Quanto às objeções iniciais, portanto, devemos dizer que:
1. A
separação entre o homem e Deus pelo pecado não é procurada pelo pecador,
mas acontece fora de sua intenção, em razão de sua conversão
desordenada ao bem perecível. Por isso não se trata de um cisma
propriamente dito.
2. A
desobediência aos preceitos por rebelião constitui a razão de cisma.

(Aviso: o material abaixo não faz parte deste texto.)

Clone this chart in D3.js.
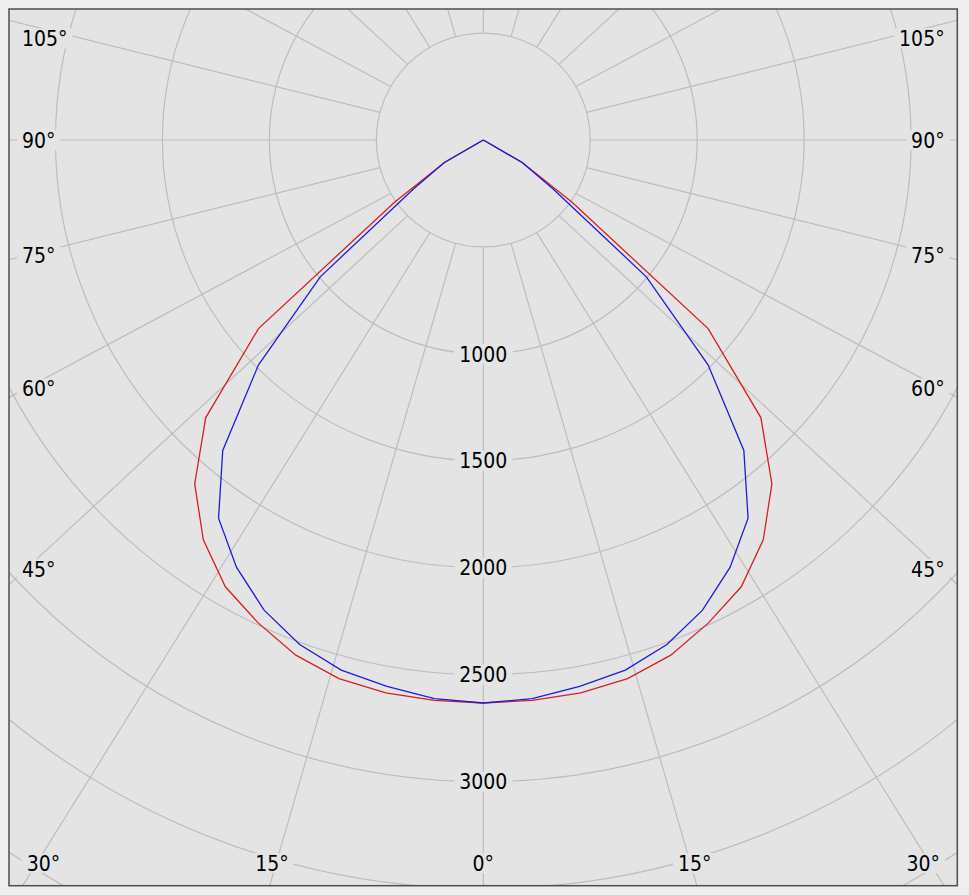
<!DOCTYPE html>
<html>
<head>
<meta charset="utf-8">
<script src="https://cdnjs.cloudflare.com/ajax/libs/d3/7.8.5/d3.min.js"></script>
<style>
  html, body { margin: 0; padding: 0; background: #eeeeee; }
  svg { display: block; }
  text {
    font-family: "DejaVu Sans Condensed", "DejaVu Sans", sans-serif;
    font-stretch: condensed;
    font-size: 21px;
    fill: #000;
  }
</style>
</head>
<body>
<svg id="chart" width="969" height="895"></svg>
<script>
// ---------------- data ----------------
const gammaAngles = [0, 5, 10, 15, 20, 25, 30, 35, 40, 45, 50, 55, 60, 65, 70, 75, 80, 85, 90];
const redValues   = [2632, 2630, 2625, 2607, 2563, 2491, 2412, 2282, 2099, 1835, 1372, 505, 210, 0, 0, 0, 0, 0, 0];
const blueValues  = [2632, 2622, 2594, 2566, 2510, 2425, 2307, 2158, 1895, 1486, 995, 397, 210, 0, 0, 0, 0, 0, 0];
const ringValues = [500, 1000, 1500, 2000, 2500, 3000, 3500, 4000, 4500];
const ringLabelValues = [1000, 1500, 2000, 2500, 3000];
const spokeAngles = d3.range(0, 360, 15);
const angleLabelValues = [0, 15, 30, 45, 60, 75, 90, 105];

// ---------------- layout ----------------
const W = 969, H = 895;
const plot = { x0: 9, y0: 9, x1: 957.3, y1: 885.7 };
const cx = 483.3, cy = 140;
const k = 1.08;               // horizontal stretch of the spokes
const rScale = d3.scaleLinear().domain([0, 3000]).range([0, 641.7]);
const rInner = rScale(500);
const gridColor = "#bdbdbd";
const bg = "#e4e4e4";

const svg = d3.select("#chart");
svg.append("rect").attr("width", W).attr("height", H).attr("fill", "#eeeeee");

svg.append("defs").append("clipPath").attr("id", "plotClip")
  .append("rect")
  .attr("x", plot.x0).attr("y", plot.y0)
  .attr("width", plot.x1 - plot.x0).attr("height", plot.y1 - plot.y0);

svg.append("rect")
  .attr("x", plot.x0).attr("y", plot.y0)
  .attr("width", plot.x1 - plot.x0).attr("height", plot.y1 - plot.y0)
  .attr("fill", bg);

const g = svg.append("g").attr("clip-path", "url(#plotClip)");

// rings
g.append("g").selectAll("circle").data(ringValues).join("circle")
  .attr("cx", cx).attr("cy", cy)
  .attr("r", d => rScale(d))
  .attr("fill", "none")
  .attr("stroke", gridColor).attr("stroke-width", 1.2);

// spokes (gamma measured from straight down, positive to the right)
const rad = d => d * Math.PI / 180;
function spoke(theta) {
  const s = Math.sin(rad(theta)), c = Math.cos(rad(theta));
  const p = [cx + rInner * s, cy + rInner * c];
  const d = [k * s, c];
  return { p, d };
}
g.append("g").selectAll("line").data(spokeAngles).join("line")
  .each(function (theta) {
    const sp = spoke(theta);
    d3.select(this)
      .attr("x1", sp.p[0]).attr("y1", sp.p[1])
      .attr("x2", sp.p[0] + 2000 * sp.d[0]).attr("y2", sp.p[1] + 2000 * sp.d[1]);
  })
  .attr("stroke", gridColor).attr("stroke-width", 1.2);

// curves
function curvePoints(values) {
  const left = gammaAngles.map((a, i) => ({ a: Math.PI + rad(a), v: values[i] })).reverse();
  const right = gammaAngles.map((a, i) => ({ a: Math.PI - rad(a), v: values[i] }));
  return left.concat(right.slice(1));
}
const radial = d3.lineRadial().angle(d => d.a).radius(d => rScale(d.v));
const curves = g.append("g").attr("transform", `translate(${cx},${cy})`);
curves.append("path").attr("d", radial(curvePoints(redValues)))
  .attr("fill", "none").attr("stroke", "#d42020").attr("stroke-width", 1.3);
curves.append("path").attr("d", radial(curvePoints(blueValues)))
  .attr("fill", "none").attr("stroke", "#1c1cd6").attr("stroke-width", 1.3);

// label helper with background box
const labels = svg.append("g");
function addLabel(x, y, str, anchor) {
  const grp = labels.append("g");
  const t = grp.append("text").attr("x", x).attr("y", y + 7.6)
    .attr("text-anchor", anchor).text(str);
  const bb = t.node().getBBox();
  grp.insert("rect", "text")
    .attr("x", bb.x - 5).attr("y", y - 10).attr("width", bb.width + 10).attr("height", 20)
    .attr("fill", bg);
  return { grp, t, bb };
}

// ring labels
ringLabelValues.forEach(v => addLabel(cx, cy + rScale(v), String(v), "middle"));

// angle labels
const insetX = 26, insetY = 878;
const leftX = insetX, rightX = 2 * cx - insetX;
angleLabelValues.forEach(a => {
  const sides = a === 0 ? [1] : [-1, 1];
  sides.forEach(side => {
    const sp = spoke(side * a);
    const str = a + "°";
    let xb = null;
    if (sp.d[1] > 0) {
      const tB = (insetY - sp.p[1]) / sp.d[1];
      xb = sp.p[0] + tB * sp.d[0];
    }
    if (xb !== null && xb >= leftX - 10 && xb <= rightX + 10) {
      const lab = addLabel(xb, 863, str, "middle");
      let shift = 0;
      if (lab.bb.x < 26.7) shift = 26.7 - lab.bb.x;
      if (lab.bb.x + lab.bb.width > 940) shift = 940 - (lab.bb.x + lab.bb.width);
      lab.grp.attr("transform", `translate(${shift},0)`);
    } else {
      const xs = side < 0 ? leftX : rightX;
      const t = (xs - sp.p[0]) / sp.d[0];
      let y = sp.p[1] + t * sp.d[1];
      y = Math.max(y, 38.3);
      if (side < 0) addLabel(22, y, str, "start");
      else addLabel(2 * cx - 22, y, str, "end");
    }
  });
});

// border
svg.append("rect")
  .attr("x", plot.x0).attr("y", plot.y0)
  .attr("width", plot.x1 - plot.x0).attr("height", plot.y1 - plot.y0)
  .attr("fill", "none").attr("stroke", "#4d4d4d").attr("stroke-width", 1.5);
</script>
</body>
</html>
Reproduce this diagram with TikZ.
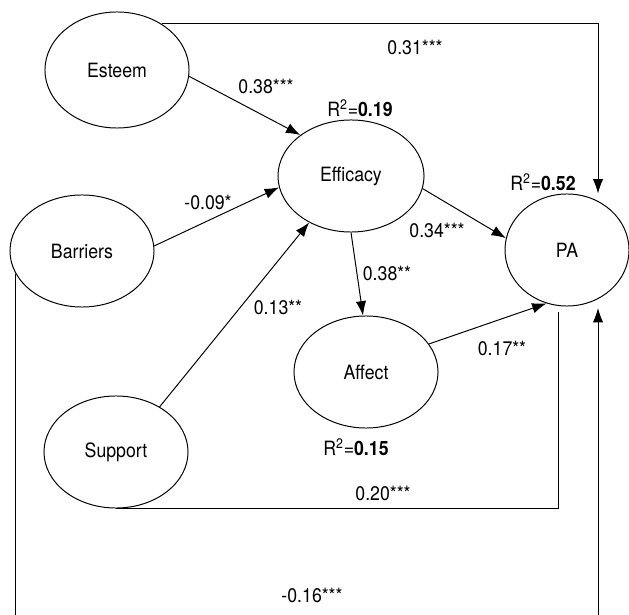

Digo por rebelião, isto é, quando alguém despreza obstinadamente os
preceitos da Igreja e recusa submeter-se a seu julgamento. Nem todo
pecador faz isso. Portanto, nem todo pecado é um cisma.
3. A heresia
e o cisma se distinguem segundo as coisas às quais ambos se opõem por
si e diretamente. A heresia se opõe por si à fé; e o cisma se opõe por
si à unidade da caridade eclesial. É por isso que, da mesma forma como a
fé e a caridade são virtudes diferentes, embora aquele a quem falta a
fé, falte-lhe também a caridade, o cisma e a heresia são também vícios
diferentes, embora todo herege seja também cismático, não, porém, o
inverso. É o que diz Jerônimo: “Entre o cisma e a heresia penso que há
esta diferença: a heresia professa um dogma pervertido, enquanto o cisma
separa da Igreja”.
No entanto,
assim como a perda da caridade é caminho para a perda da fé, segundo a
primeira Carta a Timóteo (1, 6): “Por se terem afastado (da caridade e
das coisas deste gênero), alguns se perderam em vãos palavreados”, assim
também o cisma é caminho para a heresia. Por isso Jerônimo acrescenta
que “o cisma, no início, pode, de certa maneira, ser considerado
diferente da heresia; mas não há nenhum cisma que não modele para si
mesmo alguma heresia para justificar seu afastamento da Igreja.